Fifty or so “VIPs” gathered at Coast Guard Base Boston on Friday, July 29, trickling into the parking area outside the North End of Boston facility from 5:30 a.m. onward, or, as the Coast Guard calls it, 0530. A simple tent and a single clipboard was all that was needed for check-in.
They came from around the Boston area, from non-profit organizations like the Harbor Keepers, from UMass-Boston, from the Federal Aviation Administration and the Coast Guard Foundation. Some were veterans of the service, others retired Navy sailors. They had all been invited by the Coast Guard for a special event – the arrival of the training ship Eagle, America’s Tall Ship.
But they wouldn’t just be waving at the grand old barque as it entered the inner harbor.
Around 7 a.m., they boarded Coast Guard vessels, two 45-foot RBMs (Response Boat-Medium) and the 87-foot Marine Protector Class cutter Sturgeon, for a short trip to the outer harbor. Traveling at 10 knots through the channel, it took some time to reach the waters beyond Logan Airport, off Deer Island. Along the way, the anachronistic nature of Boston Harbor was on full display. The old Customs House, once the tallest building on the city skyline by law, stood out as an icon, as it has for more than a century. It symbolizes the old sailing days of the harbor, when all shipmasters had to report to revenue agents therein, to pay whatever duty or other levy was in vogue at the time. Today it’s a Marriott hotel, swarmed under by the skyscrapers that stretch above its highest point.

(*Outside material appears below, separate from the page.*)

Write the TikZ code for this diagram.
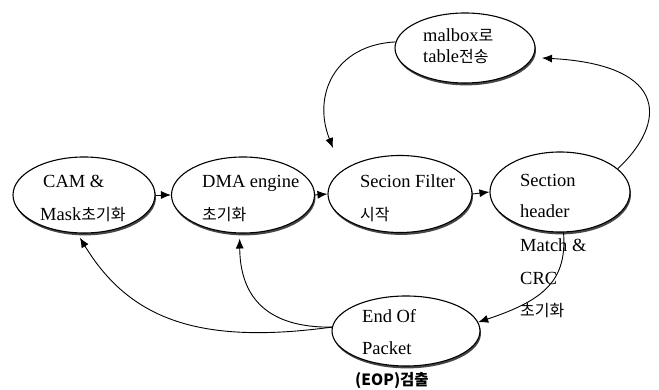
\documentclass[tikz,border=0pt]{standalone}
\usepackage{fontspec}
\setmainfont{Liberation Serif}
\newfontfamily\krfont{Noto Sans CJK KR}
\newcommand{\K}[1]{{\krfont\fontsize{16}{18}\selectfont #1}}
\usetikzlibrary{shapes.geometric,arrows.meta,shadows}
\begin{document}
\begin{tikzpicture}[x=1pt,y=1pt,
  state/.style={ellipse, draw, line width=1.1pt, fill=white, inner sep=0pt,
    drop shadow={shadow xshift=1pt, shadow yshift=-2.4pt, opacity=0.85, fill=black!85}},
  lbl/.style={anchor=base west, inner sep=0pt, font=\fontsize{18.5}{22}\selectfont},
  conn/.style={line width=0.9pt, -{Latex[length=10pt,width=8pt]}},
]
\useasboundingbox (0,0) rectangle (659,390);
% states
\node[state, minimum width=142pt, minimum height=76pt] (CAM) at (84,195) {};
\node[state, minimum width=143pt, minimum height=76pt] (DMA) at (243,195) {};
\node[state, minimum width=144pt, minimum height=77pt] (SF) at (400,196) {};
\node[state, minimum width=140pt, minimum height=80pt] (SH) at (560,198) {};
\node[state, minimum width=140pt, minimum height=70pt] (MB) at (465,342) {};
\node[state, minimum width=148pt, minimum height=70pt] (EOP) at (406,59) {};
% labels
\node[lbl] (camA) at (43,202) {CAM \&};
\node[lbl] (camB) at (40,169) {Mask\K{초기화}};
\node[lbl] (dmaA) at (202,202) {DMA engine};
\node[lbl] (dmaB) at (202,169) {\K{초기화}};
\node[lbl] (sfA) at (360,202) {Secion Filter};
\node[lbl] (sfB) at (360,169) {\K{시작}};
\node[lbl] (shA) at (520,203) {Section};
\node[lbl] (shB) at (520,172) {header};
\node[lbl] (shC) at (520,138) {Match \&};
\node[lbl] (shD) at (520,105) {CRC};
\node[lbl] (shE) at (520,73) {\K{초기화}};
\node[lbl] (mbA) at (423,348) {malbox\K{로}};
\node[lbl] (mbB) at (423,327) {table\K{전송}};
\node[lbl] (eopA) at (362,67) {End Of};
\node[lbl] (eopB) at (362,35) {Packet};
\node[lbl] (eopC) at (355,4) {\krfont\bfseries\fontsize{15.5}{18}\selectfont (EOP)검출};
% free ends
\coordinate (mbin) at (542,332);
\coordinate (sfin) at (333,242);
% connectors
\draw[conn] (CAM.east) -- (DMA.west);
\draw[conn] (DMA.east) -- (SF.west);
\draw[conn] (SF.east) -- (SH.west);
\draw[conn] (SH.22) .. controls (665,265) and (672,325) .. (mbin);
\draw[conn] (MB.175) .. controls (335,345) and (312,295) .. (sfin);
\draw[conn] (SH.-85) .. controls (567,110) and (545,90) .. (EOP.7);
\draw[conn, shorten >=5pt] (EOP.177) .. controls (200,45) and (130,70) .. (CAM.-100);
\draw[conn, shorten >=5pt] (EOP.177) .. controls (260,62) and (240,100) .. (DMA.-95);
\end{tikzpicture}
\end{document}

Out by Logan, things with wings stole the spotlight, from a Great Blue Heron flying from the airport to Castle Island to jets taking off so closely that the VIPs felt they could reach out and touch them. A seaplane came in for a long, slow landing alongside the airport. One almost felt like Lucky Lindy himself could have stepped out of the cockpit.
Then, in the grays and browns of the early morning haze, it appeared in the distance. The 295-foot square-rigged barque Eagle, the ultimate anachronism on this day – a former German training ship acquired by the Coast Guard as part of World War II reparations – sat peacefully upon the water. There were the Deer Island “eggs;” there was Nix’s Mate. In the distance were Boston Light and Hull, past which the vessel had slipped the night before. Nearer by was Long Island and its relatively hidden lighthouse.
It was there, surrounded by Boston Harbor history, that those 50 or so souls boarded Eagle for a short ride they would never forget.
They joined 97 members of the Coast Guard Academy’s class of 2026 taking the annual cadet cruise, the Swab Summer, a tradition more than 60 years old. The crew, dressed in their work blues, followed the traditions of the sea, understanding and responding to bosun’s whistle commands and loudspeaker announcements alike. At 0827 the call went out, “Now, sail stations, sail stations, all hands to sail stations.” The VIPs stepped aside as the crew moved into positions. Ceremonially, the cadets raised one of the 23 sails, low on the mizzenmast. At 0841, with the sound of a single whistle blow, the cadets unfurled an oversized flag off the stern and the ship turned toward the inner harbor, under “auxiliary power.”
Within moments, at 0849, light sea spray pushed over the port and starboard rails, the gentle breeze generated by the barque’s movement temporarily counteracting, even hiding the fact that it was already in the 80s, on yet another day in the summer of 2022 creeping toward 90 degrees in eastern Massachusetts. The VIPs moved around the decks, chatting with each other – “What’s your connection to the Coast Guard?” – and the members of the crew themselves as cadets responded to rudder commands, turning the ship’s wheels to meet the captain’s chosen headings. The 45-foot RBMs acted as escorts, joined by the Boston Harbormaster and eventually a fireboat that took the lead, spraying water outward in several continual and artistic arcs. Without acknowledgment, the entourage slipped past the Nantucket Lightship, another icon of a bygone era in America’s maritime history, tied to a dock on the northern side of the harbor, its halcyon days long gone.
At 0916, the tugs Freedom and Liberty approached and pulled close to the hull. The VIPs, glancing to port, realized the trip was nearly over when they saw Base Boston, from which they’d departed two hours earlier. But Eagle had a destination just a bit deeper in the harbor. At 0951 the first line went ashore at the Charlestown Navy Yard, where Navy sailors helped tie USCGC Eagle up astern of USS Constitution. At 1019, the VIPs headed ashore.
For most, it was a first-time, possibly a once-in-a-lifetime, experience. For others, it was a return to youth, replete with memories of their own Swab Summers.
For all, it was over way too quickly.